The brothers ride into town with their associates Frank & JD.  The gang is in town to recover buried loot from one of their previous jobs.  While Frank & JD go get liquored up at eight in the morning, Jake & Ben visit their father.  We see where Jake gets his conscience.  Their father is none too happy to see his outlaw sons, but grudgingly offers them their old bedroom since nothing had yet been invented to make it into a man-cave. Dad’s hands aren’t entirely clean as he dug up the loot and saved it for his boys.

olheartsdesire06Frank & JD go to the saddle boutique.  The possessed Preacher strolls by and gives them a demonstration.  Light shoots out of his eyes and he makes a horse disappear.  He offers to give them the same power.  Frank tests it out by making a wagon wheel disappear.  With this amazing new talent, the best the can think to do is kill the storekeeper and steal a couple of saddles and horses.

While Jake visits his old gal Miriam, Frank & JD go to local cemetery dig up the loot.  Maybe they should have used that skill to make 2,000 pounds of dirt disappear.  They are not happy when they discover that the loot has been moved.  Here is where I get lost.

olheartsdesire14Jake & Ben see Frank & JD at the cemetery.   Frank says, “Let’s get going.”  Ben stops them after a few steps and says, “Hold up, this is it.”  They all start digging and unearth a steel box.  Frank uses his superpowers to enable him and JD to steal the loot.  OK, so Frank & JD didn’t get mad that the money had been moved; or that they dug a huge back-breaking hole for nothing.  Maybe they were playing it cool until Jake & Ben took them to the real burial space.  That kind of calm strategic long-game doesn’t seem like a good fit for Frank, though.

As for Ben & Jake, why did Ben immediately tell them the loot had been moved?  And wasn’t their father holding the loot for them anyway?

olheartsdesire19Jake & Ben point their pistols at Frank, but he just makes them disappear.  When Ben rushes him, he strangles him, with sparks flying from his hands.  After Frank & JD take off with the loot, the Preacher happens by.  He gives Jake & Ben the same power.

Blah, blah, blah.  More people get killed, including JD.  There is a showdown which is witnessed by the Preacher.  I don’t get all the motivations, but it has a resolution that is very satisfying.

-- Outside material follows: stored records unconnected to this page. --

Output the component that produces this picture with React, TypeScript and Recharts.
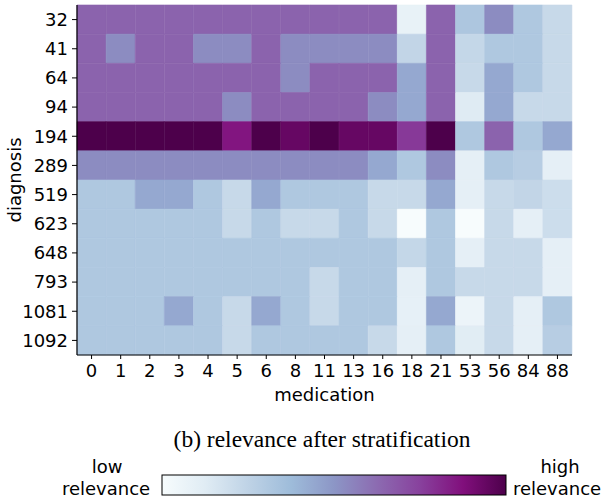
import { Bar, BarChart, Cell, Label, XAxis, YAxis } from "recharts";

const medication = ["0", "1", "2", "3", "4", "5", "6", "8", "11", "13", "16", "18", "21", "53", "56", "84", "88"];
const diagnosis = ["32", "41", "64", "94", "194", "289", "519", "623", "648", "793", "1081", "1092"];

// relevance per diagnosis row, one value per medication column (0 = low, 1 = high)
const relevance: number[][] = [
  [0.65, 0.65, 0.65, 0.65, 0.65, 0.65, 0.65, 0.65, 0.65, 0.65, 0.65, 0.08, 0.65, 0.32, 0.53, 0.31, 0.22],
  [0.65, 0.53, 0.65, 0.65, 0.53, 0.53, 0.65, 0.53, 0.53, 0.53, 0.53, 0.24, 0.65, 0.23, 0.31, 0.31, 0.22],
  [0.65, 0.65, 0.65, 0.65, 0.65, 0.65, 0.65, 0.53, 0.65, 0.65, 0.65, 0.44, 0.65, 0.22, 0.44, 0.31, 0.22],
  [0.65, 0.65, 0.65, 0.65, 0.65, 0.53, 0.65, 0.65, 0.65, 0.65, 0.53, 0.44, 0.65, 0.13, 0.44, 0.22, 0.22],
  [1.0, 1.0, 1.0, 1.0, 1.0, 0.86, 1.0, 0.94, 1.0, 0.94, 0.94, 0.77, 1.0, 0.31, 0.65, 0.31, 0.44],
  [0.53, 0.53, 0.53, 0.53, 0.53, 0.53, 0.53, 0.53, 0.53, 0.53, 0.44, 0.31, 0.53, 0.1, 0.31, 0.28, 0.1],
  [0.31, 0.31, 0.44, 0.44, 0.31, 0.22, 0.44, 0.31, 0.31, 0.31, 0.22, 0.22, 0.44, 0.1, 0.22, 0.24, 0.2],
  [0.31, 0.31, 0.31, 0.31, 0.31, 0.22, 0.31, 0.22, 0.22, 0.31, 0.22, 0.0, 0.31, 0.0, 0.22, 0.1, 0.2],
  [0.31, 0.31, 0.31, 0.31, 0.31, 0.31, 0.31, 0.31, 0.31, 0.31, 0.31, 0.23, 0.31, 0.1, 0.22, 0.22, 0.1],
  [0.31, 0.31, 0.31, 0.31, 0.31, 0.31, 0.31, 0.31, 0.22, 0.31, 0.31, 0.1, 0.31, 0.22, 0.22, 0.22, 0.1],
  [0.31, 0.31, 0.31, 0.44, 0.31, 0.22, 0.44, 0.31, 0.22, 0.31, 0.31, 0.09, 0.44, 0.06, 0.22, 0.1, 0.31],
  [0.31, 0.31, 0.31, 0.31, 0.31, 0.22, 0.31, 0.31, 0.31, 0.31, 0.22, 0.1, 0.31, 0.12, 0.22, 0.1, 0.28],
];

const BUPU = ["#f7fcfd", "#e0ecf4", "#bfd3e6", "#9ebcda", "#8c96c6", "#8c6bb1", "#88419d", "#810f7c", "#4d004b"];

const hexToRgb = (h: string) => [1, 3, 5].map((i) => parseInt(h.slice(i, i + 2), 16));

const bupu = (v: number) => {
  const t = Math.max(0, Math.min(1, v)) * (BUPU.length - 1);
  const i = Math.min(BUPU.length - 2, Math.floor(t));
  const f = t - i;
  const a = hexToRgb(BUPU[i]);
  const b = hexToRgb(BUPU[i + 1]);
  const c = a.map((x, k) => Math.round(x + (b[k] - x) * f));
  return `rgb(${c[0]},${c[1]},${c[2]})`;
};

// each column is a stack of unit-height cells, one per diagnosis
const data = medication.map((m) => {
  const row: Record<string, string | number> = { medication: m };
  diagnosis.forEach((_, r) => {
    row["d" + r] = 1;
  });
  return row;
});

const FONT = "DejaVu Sans";
const tickStyle = { fontSize: 18, fill: "#000", fontFamily: FONT };

export default function App() {
  return (
    <div style={{ position: "absolute", left: 0, top: 0, width: 609, height: 504, background: "#fff" }}>
      <BarChart
        width={609}
        height={410}
        data={data}
        barCategoryGap={0}
        margin={{ top: 5, right: 37, left: 0, bottom: 0 }}
      >
        <XAxis
          dataKey="medication"
          interval={0}
          tick={tickStyle}
          tickSize={4}
          tickMargin={5}
          height={55}
          axisLine={{ stroke: "#000", strokeWidth: 1.2 }}
          tickLine={{ stroke: "#000" }}
        >
          <Label value="medication" position="insideBottom" offset={9} style={{ fontSize: 18, fontFamily: FONT, fill: "#000" }} />
        </XAxis>
        <XAxis
          xAxisId="top"
          orientation="top"
          dataKey="medication"
          height={0}
          tick={false}
          tickLine={false}
          axisLine={{ stroke: "#000", strokeWidth: 1.2 }}
        />
        <YAxis
          type="number"
          domain={[0, diagnosis.length]}
          reversed
          ticks={diagnosis.map((_, i) => i + 0.5)}
          tickFormatter={(v: number) => diagnosis[Math.floor(v)]}
          interval={0}
          width={77}
          tick={tickStyle}
          tickSize={5}
          tickMargin={4}
          axisLine={{ stroke: "#000", strokeWidth: 1.2 }}
          tickLine={{ stroke: "#000" }}
        >
          <Label
            content={(props: any) => {
              const vb = props.viewBox || {};
              const cy = (vb.y ?? 5) + (vb.height ?? 350) / 2;
              return (
                <text
                  x={21}
                  y={cy}
                  transform={`rotate(-90 21 ${cy})`}
                  textAnchor="middle"
                  fontSize={18}
                  fontFamily={FONT}
                  fill="#000"
                >
                  diagnosis
                </text>
              );
            }}
          />
        </YAxis>
        <YAxis
          yAxisId="right"
          orientation="right"
          width={0}
          tick={false}
          tickLine={false}
          axisLine={{ stroke: "#000", strokeWidth: 1.2 }}
        />
        {diagnosis.map((d, r) => (
          <Bar key={d} dataKey={"d" + r} stackId="cells" isAnimationActive={false}>
            {medication.map((m, c) => {
              const fill = bupu(relevance[r][c]);
              return <Cell key={m} fill={fill} stroke={fill} strokeWidth={0.6} />;
            })}
          </Bar>
        ))}
      </BarChart>
      <svg width={609} height={504} style={{ position: "absolute", left: 0, top: 0, pointerEvents: "none" }}>
        <defs>
          <linearGradient id="cbar" x1="0" x2="1" y1="0" y2="0">
            {BUPU.map((c, i) => (
              <stop key={c} offset={i / (BUPU.length - 1)} stopColor={c} />
            ))}
          </linearGradient>
        </defs>
        <text x={322} y={447} textAnchor="middle" fontSize={23.5} fontFamily="Liberation Serif" fill="#000">
          (b) relevance after stratification
        </text>
        <text x={107} y={473} textAnchor="middle" fontSize={18} fontFamily={FONT} fill="#000">
          low
        </text>
        <text x={106} y={495} textAnchor="middle" fontSize={18} fontFamily={FONT} fill="#000">
          relevance
        </text>
        <rect x={162} y={475} width={344} height={20} fill="url(#cbar)" stroke="#000" strokeWidth={1} />
        <text x={560} y={473} textAnchor="middle" fontSize={18} fontFamily={FONT} fill="#000">
          high
        </text>
        <text x={557} y={495} textAnchor="middle" fontSize={18} fontFamily={FONT} fill="#000">
          relevance
        </text>
      </svg>
    </div>
  );
}
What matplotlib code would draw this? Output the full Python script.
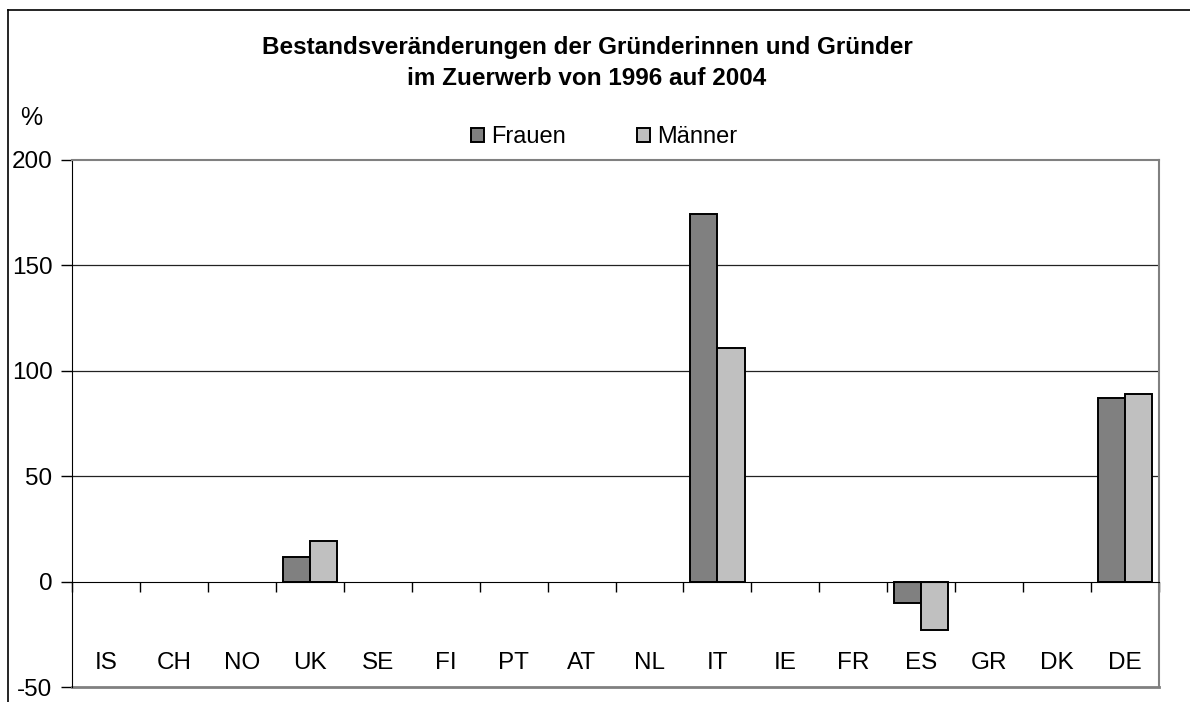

olheartsdesire30The Preacher explains he is from another planet.  This was all a test from yet another condescending alien species.  Jake gets on his horse and inexplicably rides off leaving Miriam, the only other survivor, behind.  Well, she did kill his brother which could make Thanksgiving awkward, but he really had it coming.  But again, the motivation escapes me.  I like that she is left stunned, staring at the sky, but why is she alone?

There is actually a great deal to like here.  The town, the snow, the frontier, the horses, the people — all perfectly rendered and believable.  Major kudos are due to director Mario Azzopardi for the episode.  Who knows to what extent he deserves credit for the production design, but dude knows how to use a camera.  Thank God we get the occasional director who understands that the camera’s range doesn’t stop at the first actor in the view-finder.  He frequently layers in a horse running away in the background, the Preacher passively observing, or simply the flowing river which give an immense texture to the scene and story.

As mentioned several times above, I wasn’t sure of the motivation in a few scenes, but the feel of the episode completely won me over.  If I had to complain about anything it is that 2 of the cowboys are unbelievable assholes; I mean over the top, hammy, in your face assholes.  And 3 of them are too much Hollywood purty-boys.[1]  Where’s Ernest Borgnine when you need him?  Sure, dead now, but not in 1997.

Rating:  Maybe not my heart’s desire, but fulfilled my desire for a fine hour of TV.

Post-Post:

  • [1] Apologies to the fourth.  I’m sure he is a nice guy and fun at parties.
  • Title Analysis:  Heart’s Desire is the name of the town.  Really a complete non-sequitur.